1. The coffin is made of gilded wood with silver handles. L. 223.5cm. W. 83.8cm. H. 105.5cm.

Tutankhamun goes for a makeover

For the first time since its discovery by Howard Carter in Tutankhamun's tomb in 1922, the gilded coffin of the boy king (1) is being restored. For this reason it has been transported to the Grand Egyptian Museum (GEM) where the work will be done in preparation for its display there, when the GEM opens next year.

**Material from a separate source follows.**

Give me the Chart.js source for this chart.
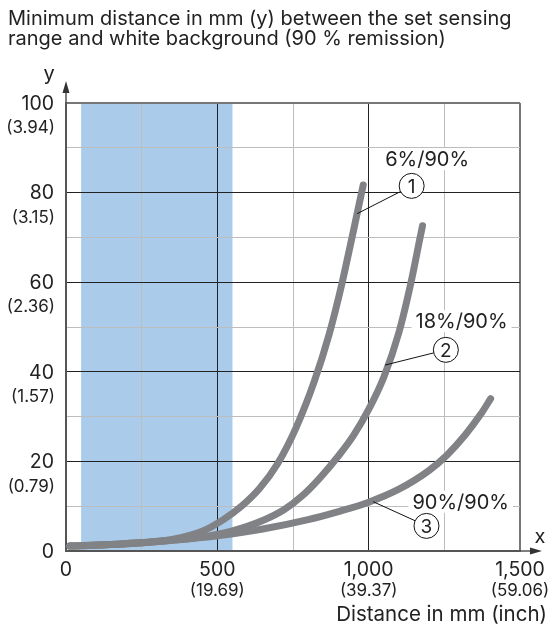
<!DOCTYPE html>
<html lang="en">
<head>
    <meta charset="UTF-8">
    <title>Minimum distance vs sensing range</title>
    <script src="https://cdn.jsdelivr.net/npm/chart.js"></script>
    <style>
        body { margin: 0; background: #fff; }
        canvas { display: block; }
    </style>
</head>
<body>
    <canvas id="myChart" width="552" height="627"></canvas>
    <script>
        // curve data: distance in mm (x) -> min distance in mm (y)
        const dist1 = [13, 200, 350, 450, 520, 580, 640, 700, 760, 820, 870, 910, 945, 982];
        const minDist1 = [1.1, 1.7, 2.6, 4.4, 7.0, 10.0, 14.0, 19.6, 27.5, 37.8, 48.5, 59.2, 70.0, 81.7];

        const dist2 = [13, 200, 350, 450, 550, 650, 720, 780, 840, 900, 950, 1000, 1050, 1100, 1140, 1170, 1178];
        const minDist2 = [1.1, 1.6, 2.4, 3.1, 4.5, 6.8, 9.2, 12.3, 16.4, 21.2, 25.8, 31.6, 38.8, 48.8, 60.0, 70.0, 72.6];

        const dist3 = [13, 200, 350, 500, 650, 800, 900, 1000, 1100, 1200, 1260, 1320, 1370, 1403];
        const minDist3 = [1.1, 1.6, 2.4, 3.4, 4.9, 7.0, 8.8, 10.9, 13.8, 18.0, 21.5, 26.0, 30.5, 34.0];

        const seriesNames = ['6%/90%', '18%/90%', '90%/90%'];

        // tick labels
        const xTicksMm = [0, 500, 1000, 1500];
        const xTicksInch = ['', '(19.69)', '(39.37)', '(59.06)'];
        const yTicksMm = [0, 20, 40, 60, 80, 100];
        const yTicksInch = ['', '(0.79)', '(1.57)', '(2.36)', '(3.15)', '(3.94)'];

        // shaded band (mm)
        const bandFrom = 50;
        const bandTo = 550;

        // callout positions in data units: label, circle, point on curve
        const callouts = [
            {text: seriesNames[0], num: '1', label: [1193, 87.5], circle: [1142, 81.5], target: [962, 75.3]},
            {text: seriesNames[1], num: '2', label: [1307, 51.3], circle: [1255, 44.9], target: [1054, 41.5]},
            {text: seriesNames[2], num: '3', label: [1304, 11], circle: [1191, 5.6], target: [1015, 11]}
        ];

        const FONT = 'Inter, "Noto Sans", sans-serif';
        const TEXT = '#222';
        const CURVE = '#808285';

        const toPoints = (xs, ys) => xs.map((x, i) => ({x: x, y: ys[i]}));

        const decorations = {
            id: 'decorations',
            beforeDraw(chart) {
                const {ctx, chartArea, scales: {x}} = chart;
                ctx.save();
                ctx.fillStyle = '#aacbea';
                const l = x.getPixelForValue(bandFrom), r = x.getPixelForValue(bandTo);
                ctx.fillRect(l, chartArea.top, r - l, chartArea.bottom - chartArea.top);
                ctx.restore();
            },
            afterDraw(chart) {
                const {ctx, chartArea, scales: {x, y}} = chart;
                ctx.save();

                // title
                ctx.fillStyle = TEXT;
                ctx.font = '20px ' + FONT;
                ctx.textAlign = 'left';
                ctx.textBaseline = 'alphabetic';
                ctx.fillText('Minimum distance in mm (y) between the set sensing', 8, 25);
                ctx.fillText('range and white background (90 % remission)', 8, 45);

                // axis arrows
                ctx.strokeStyle = '#555';
                ctx.fillStyle = '#333';
                ctx.lineWidth = 1.5;
                const x0 = x.getPixelForValue(0), y0 = y.getPixelForValue(0);
                ctx.beginPath();
                ctx.moveTo(x0, chartArea.top);
                ctx.lineTo(x0, chartArea.top - 14);
                ctx.moveTo(chartArea.right, y0);
                ctx.lineTo(chartArea.right + 14, y0);
                ctx.stroke();
                ctx.beginPath();
                ctx.moveTo(x0, chartArea.top - 22);
                ctx.lineTo(x0 - 3.5, chartArea.top - 10);
                ctx.lineTo(x0 + 3.5, chartArea.top - 10);
                ctx.closePath();
                ctx.moveTo(chartArea.right + 22, y0);
                ctx.lineTo(chartArea.right + 10, y0 - 3.5);
                ctx.lineTo(chartArea.right + 10, y0 + 3.5);
                ctx.closePath();
                ctx.fill();

                ctx.fillStyle = TEXT;
                ctx.font = '20px ' + FONT;
                ctx.textAlign = 'center';
                ctx.textBaseline = 'middle';
                ctx.fillText('y', x0 - 17, chartArea.top - 29);
                ctx.fillText('x', chartArea.right + 20, y0 - 14);

                // y tick labels
                ctx.textAlign = 'right';
                yTicksMm.forEach((v, i) => {
                    const py = y.getPixelForValue(v);
                    ctx.font = '19.5px ' + FONT;
                    ctx.fillText(String(v), x0 - 12, py + 1);
                    ctx.font = '17px ' + FONT;
                    ctx.fillText(yTicksInch[i], x0 - 11, py + 25);
                });

                // x tick labels
                ctx.textAlign = 'center';
                xTicksMm.forEach((v, i) => {
                    const px = x.getPixelForValue(v);
                    ctx.font = '19.5px ' + FONT;
                    ctx.fillText(v.toLocaleString('en-US'), px, y0 + 19);
                    ctx.font = '17px ' + FONT;
                    ctx.fillText(xTicksInch[i], px, y0 + 40);
                });

                ctx.font = '20.5px ' + FONT;
                ctx.textAlign = 'right';
                ctx.fillText('Distance in mm (inch)', 547, y0 + 64);

                ctx.restore();
            }
        };

        const callout = {
            id: 'callout',
            afterDatasetsDraw(chart) {
                const {ctx, scales: {x, y}} = chart;
                ctx.save();
                callouts.forEach(c => {
                    const lx = x.getPixelForValue(c.label[0]), ly = y.getPixelForValue(c.label[1]);
                    const cx = x.getPixelForValue(c.circle[0]), cy = y.getPixelForValue(c.circle[1]);
                    const tx = x.getPixelForValue(c.target[0]), ty = y.getPixelForValue(c.target[1]);
                    const r = 12.5;

                    // label with white knockout
                    ctx.font = '20px ' + FONT;
                    const w = ctx.measureText(c.text).width;
                    ctx.fillStyle = '#fff';
                    ctx.fillRect(lx - w / 2 - 4, ly - 11, w + 8, 22);
                    ctx.fillStyle = TEXT;
                    ctx.textAlign = 'center';
                    ctx.textBaseline = 'middle';
                    ctx.fillText(c.text, lx, ly + 1);

                    // leader line from circle edge to curve
                    const ang = Math.atan2(ty - cy, tx - cx);
                    ctx.strokeStyle = '#111';
                    ctx.lineWidth = 1;
                    ctx.beginPath();
                    ctx.moveTo(cx + r * Math.cos(ang), cy + r * Math.sin(ang));
                    ctx.lineTo(tx, ty);
                    ctx.stroke();

                    // numbered circle
                    ctx.fillStyle = '#fff';
                    ctx.beginPath();
                    ctx.arc(cx, cy, r, 0, Math.PI * 2);
                    ctx.fill();
                    ctx.stroke();
                    ctx.fillStyle = TEXT;
                    ctx.font = '19px ' + FONT;
                    ctx.fillText(c.num, cx, cy + 1);
                });
                ctx.restore();
            }
        };

        const lineStyle = {
            borderColor: CURVE,
            borderWidth: 7,
            borderCapStyle: 'round',
            borderJoinStyle: 'round',
            pointRadius: 0,
            cubicInterpolationMode: 'monotone',
            fill: false
        };

        const data = {
            datasets: [
                Object.assign({label: seriesNames[0], data: toPoints(dist1, minDist1)}, lineStyle),
                Object.assign({label: seriesNames[1], data: toPoints(dist2, minDist2)}, lineStyle),
                Object.assign({label: seriesNames[2], data: toPoints(dist3, minDist3)}, lineStyle)
            ]
        };

        const gridColor = (major, edge) => ctx => {
            const v = ctx.tick.value;
            if (v === edge) return '#777';
            return v % major === 0 ? '#222' : '#bdbdbd';
        };
        const gridWidth = (edge) => ctx => ctx.tick.value === edge ? 2 : 1;

        const config = {
            type: 'line',
            data: data,
            options: {
                responsive: false,
                animation: false,
                events: [],
                layout: {
                    padding: {left: 66, right: 32, top: 103, bottom: 76}
                },
                plugins: {
                    legend: {display: false},
                    title: {display: false},
                    tooltip: {enabled: false}
                },
                scales: {
                    x: {
                        type: 'linear',
                        min: 0,
                        max: 1500,
                        ticks: {display: false, stepSize: 250},
                        grid: {color: gridColor(500, 1500), lineWidth: gridWidth(1500), drawTicks: false},
                        border: {color: '#555', width: 2}
                    },
                    y: {
                        min: 0,
                        max: 100,
                        ticks: {display: false, stepSize: 10},
                        grid: {color: gridColor(20, 100), lineWidth: gridWidth(100), drawTicks: false},
                        border: {color: '#555', width: 2}
                    }
                }
            },
            plugins: [decorations, callout]
        };

        const myChart = new Chart(document.getElementById('myChart'), config);
    </script>
</body>
</html>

Dr Eissa Zidan, Head of the First Aid Restoration and Transportation of Antiquities at the GEM, says that the restoration work will take about eight months because 'the coffin has suffered a lot of damage, including cracks in the golden layers of plaster and a general weakness in all golden layers.' Before sending the coffin to the GEM, a complete and detailed report on its condition was completed Once it has been restored, the coffin will be exhibited among the king's other 'wonderful things' in the brand new Tutankhamun Galleries at the GEM, along with all his other golden coffins that will be transferred from the old Egyptian Museum in Cairo, explains Dr Al-Tayeb Abbas, Director General of Antiquities at the GEM.

So, will this be the end of the legendary Museum of Egyptian Antiquities, which was founded in 1902? Many of its exhibits have already been moved to the vast modern Grand Egyptian Museum, which promises visitors a state-of-the-art 'submersion' in all things ancient Egyptian and which is already said to have cost $1billion. And the old museum will not onlys lose its biggest draw, the magnificent Tutankhamun collection, but most of its mummies will also soon move to another new competitor, the National Museum of Egyptian Civilisation, which partially opened in 2017.